This Storm

Mysterious Book Report No. 381

by John Dwaine McKenna

The writer James Ellroy is a genius, and a living legend who follows no rules but his own.  He cuts, slashes and burns the English language however he sees fit, then reassembles it at will in his own inimical style to bring forth what can only be called masterpieces of American literature.  He writes fiction; he writes about crime, criminals and criminality, but transcends genre and creates iconic works that are universally admired, unique, and wholly original.  He is irascible, unpredictable, utterly unpretentious . . . and what every serious wordsmith wishes to be when they grow up.  So when he produces a new work, the whole world pays attention.  Here’s his latest:

This Storm, (Knopf, $29.95, 590 pages, ISBN 978-0-307-95700-9) by James Ellroy,  is the follow-up to 2014’s Perfidia, and picks up the narrative in January 1942.  The city of Los Angeles, and the whole country, is reeling in shock from the unprovoked sneak attack on Pearl Harbor.  In the City of Angels, local Japanese citizens are being rounded up and slammed in jail as widespread and violent anti-Japanese sentiment sweeps the nation, and the internments begin.  That’s when a massive thunderstorm hits the city, causing floods, mudslides, and a body in a burnt wooden box to wash up in Griffith Park.  The cops tag and bag it as routine evidence, but they’re wrong.  It’s an early warning sign of chaos, and an indicator of the tectonic social shifts that are about to grip the city.
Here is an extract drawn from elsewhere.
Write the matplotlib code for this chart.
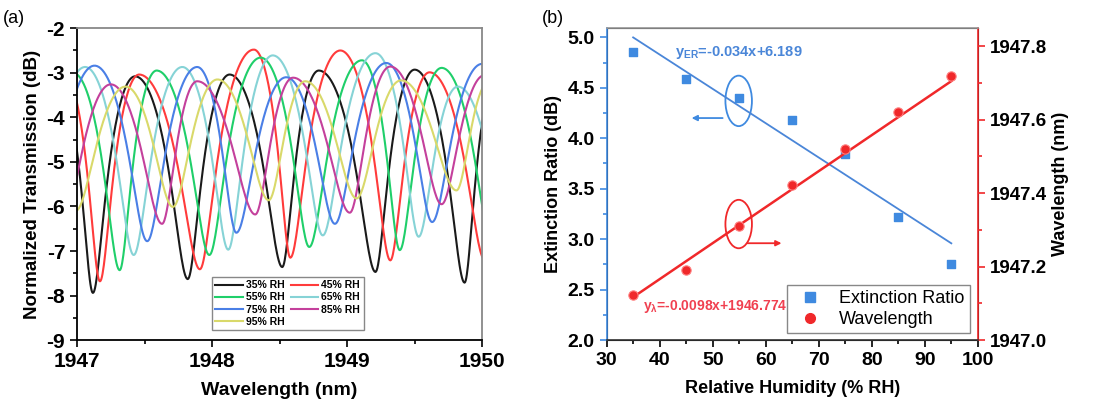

Told with a robust cast of characters who never seem to run out of schemes, malice or bad intentions, the twists, turns and treachery, as well as the debauchery, depravity and savagery is unending in this hard-boiled look at a country at war with the world, and a city at odds with itself.

From the author’s booknotes:

“THIS STORM is the second volume of the second L.A. Quartet.  The first volume, PERFIDIA, covers December 6 through December 29, 1941.  The L.A. Quartet: THE BLACK DAHLIA, THE BIG NOWHERE, L.A. CONFIDENTIAL, and WHITE JAZZ—covers the years 1946 to 1958 in Los Angeles.  The Underworld U.S.A. trilogy: AMERICAN TABLOID, THE COLD SIX THOUSAND and BLOOD’S A ROVER covers 1958-1972, on a national scale.”

It is a remarkable body of work by the man “Widely considered to be the greatest living crime novelist and a major literary figure . . .”  In a just world he would already be a Nobel Laureate.